I wouldn't say I was an expert on Phrozenlight as he has quite a large catalogue but most of what I have heard 
until now has been ambient music in the more traditional sense. I was amazed therefore that almost from the 
very beginning of this mammoth seventy-seven minute piece we get sequences. All rather fine they are too, 
sounding distinctly Schulzian, in a restrained rather rumbling way. In the background little cosmic effects hiss 
and twitter. Actually there seems to be quite a bit of movement in the sequence as it morphs this way and that. 

At around the ten minute mark the backing has become 'windier' and overall everything sounds more bass laden. 
The sequence also seems to be a little higher in the mix. By the fifteenth minute the pulsations seem much more 
'tinkling'. Five minutes later the sequence has all but departed as we gradually descend to pure drift with little 
metallic shimmers then really strange distorted sampled chatter- or it is to me anyway as I think it is in Dutch 
or German. High register metallic shimmers enter as the chatter slowly subsides and a fresh very bass heavy 
rhythmic sequence can just be heard forming low in the mix, so low in fact that it as much seeps into the 
consciousness as is actually heard. At the half hour mark the distorted chatter momentarily returns. A second 
very subtle sequence makes an entrance but again it is low in the mix compared to the shifting sea of rather 
complex pads. Both sequences increase in intensity but at such a slow rate I didn't at first realise it. From 
time to time the backing becomes a little more violent, even stormy, then subsides again. 

By the hour mark all returns to atmospherics. I suppose it's quite tranquil but there does seem to be a darker 
edge to it. The pulsations haven't left us completely however as they do return, initially so low in the mix they 
were more of an imagination but slowly they once again start to form a more prominent part in the overall flow 
until they are quite positively skipping along. The 'chatter' makes one last appearance at around the 70 minute 
mark. To me it seems that the last half-minute is pure silence, or is that my ears just getting too old? I enjoyed 
this album very much and of those I have heard by Phrozenlight so far it is certainly my favourite. It must be said 
however that with such a long track where the changes are so subtle it is hard to completely concentrate on it 
throughout its duration. My mind kept wandering but there is no doubt that it was a supremely relaxing experience. 

David Law /
Synth Music Direct /

With a title like Far Side Of The Galaxy, it should come as no surprise that we're in for a spacey ride. 
Opening almost immediately with a sequence, the album directly calls to mind classic Berlin School 
electronic music. The sequence moves along at a fair speed, flitting up and down in register and 
accompanied by an array of swirling, whooshing pads and tinkling sounds. Epic stuff from the off. 
Despite the speed, the changing sequences are soft and keep the album on the more ambient end 
of things.

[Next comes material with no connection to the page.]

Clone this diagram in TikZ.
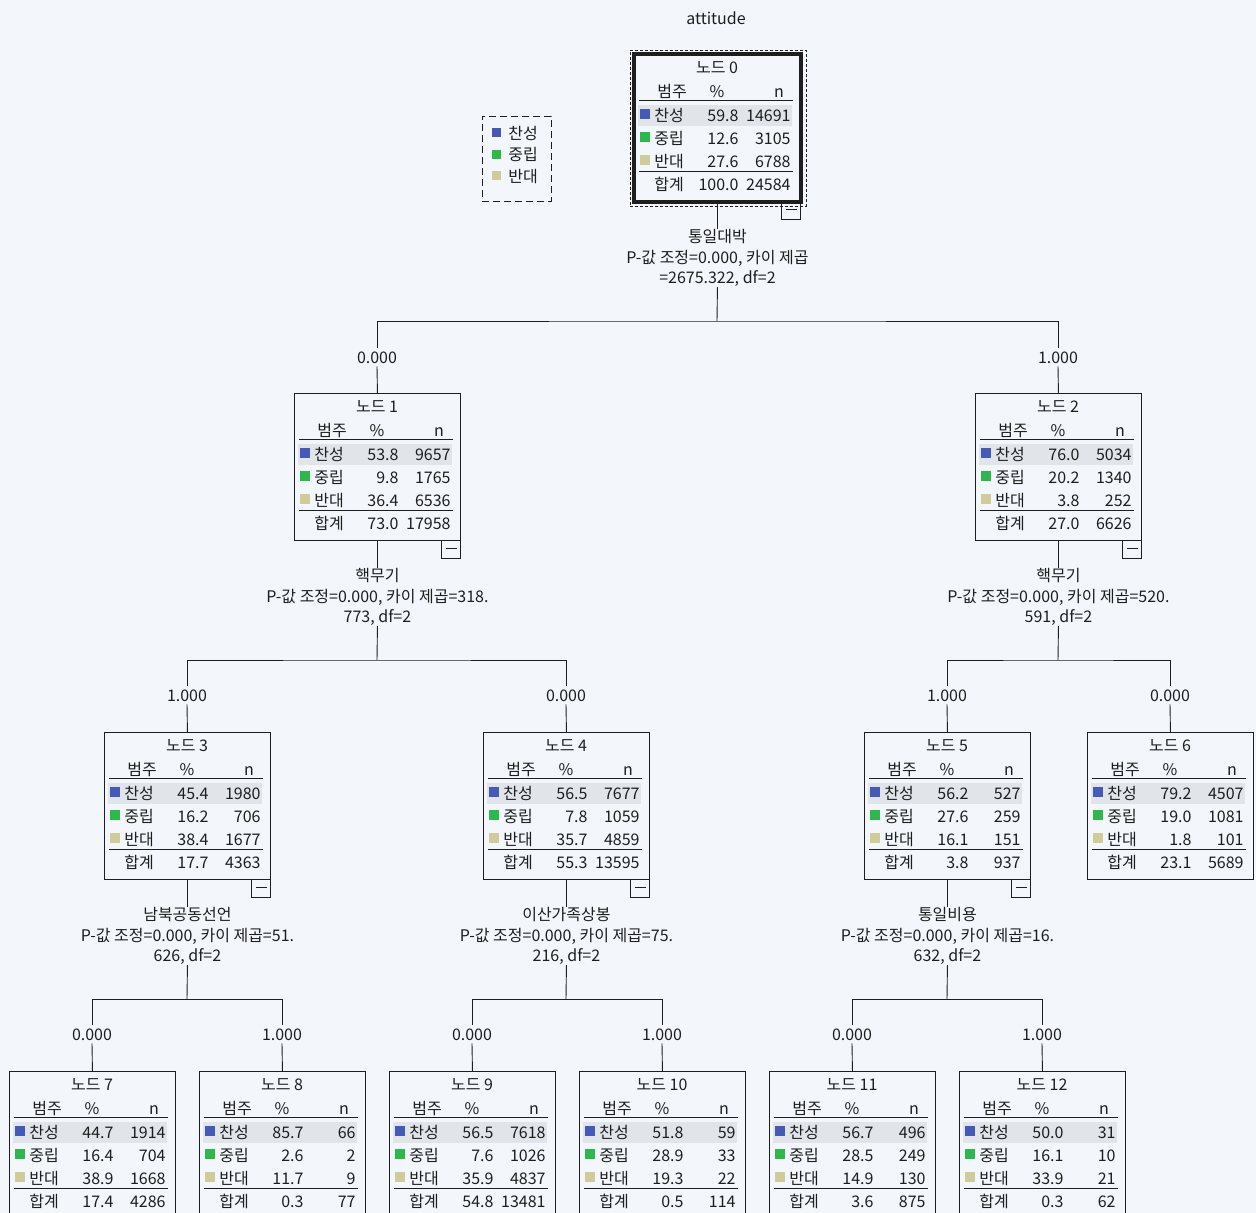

As the sound slowly descends into a background pulse, spoken voices appear at the top 
of the mix, adding a darker, more sinister edge to the proceedings, and as they drift away, the 
sequence continues onwards into a more unnerving space, with the melodic chord changes of 
the piece's opener replaced with darker drones. More voices come and go alongside occasional 
high pitched twitterings, and eventually the melodic aspect of the sequence begins to filter back 
into the piece. Many of these sounds and ideas - filtered sequences, disembodied voices and an 
ever-changing series of pads - come and go in new and different combinations of the space of the 
next hour, keeping the piece ever-changing yet always the same. At the hour mark, all goes quiet, 
and swirling and twinkling effects are all that remain of the piece, before a final round of sequences 
as a finalé. Two minutes of pads slowly and carefully close the album, with the sound drifting away 
to nothingness.
The album certainly lives up to its title, with a scale so grand it's often difficult to imagine an end to it. 
Although slowly changing over time, the album's singular sound over its runtime certainly leave it most 
suitable for those with extreme patience with their listening - but those who do have the time to take 
it in will no doubt enjoy this trip to the Far Side Of The Galaxy.